Seminar: Intrinsic Image Decompositions Without Intrinsic Images
Distinguished Lecturer: Prof. David Forsyth, University of Illinois, Urbana-Champaign
Event Details
Abstract: Modern computer vision relies heavily on very large labelled datasets to produce complex but effective features that drive very accurate classifiers. But many important vision problems just don’t yield to this approach. Intrinsic image decomposition, where one must decompose an image into intrinsic and extrinsic components, is one. Intrinsic components — like, for example, the fraction of incoming light a surface reflects (its albedo, or lightness) — are scene or object properties that are independent of viewing circumstances. Extrinsic components — like, for example, the amount of light falling on a surface (its shading) — depend on the viewing circumstances. A standard problem is to decompose an image into intrinsic and extrinsic components. In its most usual form, one must recover albedo and shading. Early methods were unsupervised, relying on spatial reasoning. More recent methods are supervised, using computer graphics simulations of scenes to train regression networks. I will describe an unsupervised procedure that uses samples from spatial models (paradigms) to learn a decomposition network. This procedure is the best known unsupervised method, and outperforms most recent supervised methods. Interestingly, the procedure I will describe makes it possible to recover other intrinsic properties like surface grooves and other extrinsic properties like gloss. I will describe an application of these methods to image reshading, where one must reshade an image that has been edited to make it look realistic.
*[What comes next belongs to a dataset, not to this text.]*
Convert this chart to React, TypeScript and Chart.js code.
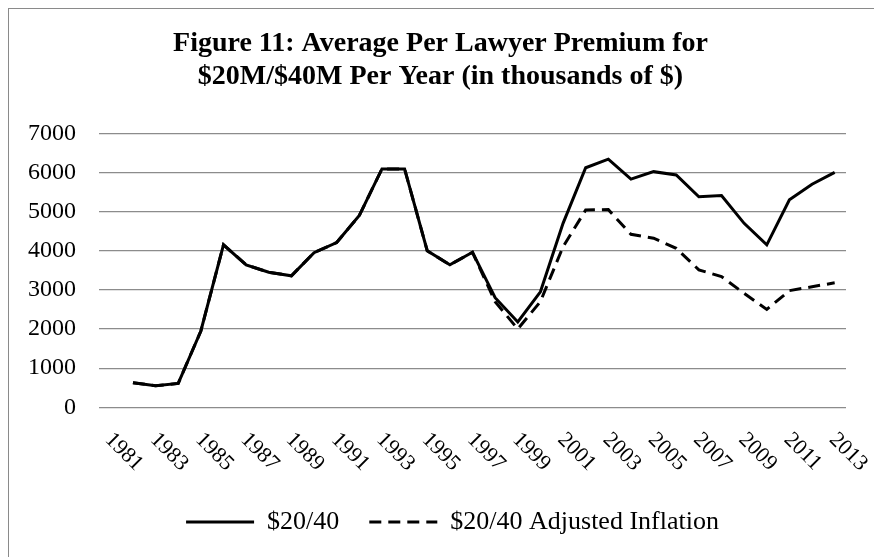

Bio: David Forsyth is currently Fulton Watson Copp Chair in Computer Science at U. Illinois at Urbana-Champaign. He has published papers on computer vision, computer graphics and machine learning. He has served as program co-chair for IEEE Computer Vision and Pattern Recognition in 2000, 2011, 2018, and 2021, general co-chair for CVPR 2006 and 2015 and ICCV 2019, program co-chair for the European Conference on Computer Vision 2008. He has received best paper awards at the International Conference on Computer Vision and at the European Conference on Computer Vision. He received an IEEE technical achievement award for 2005 for his research. He became an IEEE Fellow in 2009, and an ACM Fellow in 2014. His textbook, "Computer Vision: A Modern Approach" (joint with J. Ponce and published by Prentice Hall) is now widely adopted as a course text, as is "Probability and Statistics with Computer Science" (Springer), and "Applied Machine Learning" (Springer). He served two terms as Editor in Chief, IEEE TPAMI, and is a member of a number of Scientific Advisory Boards.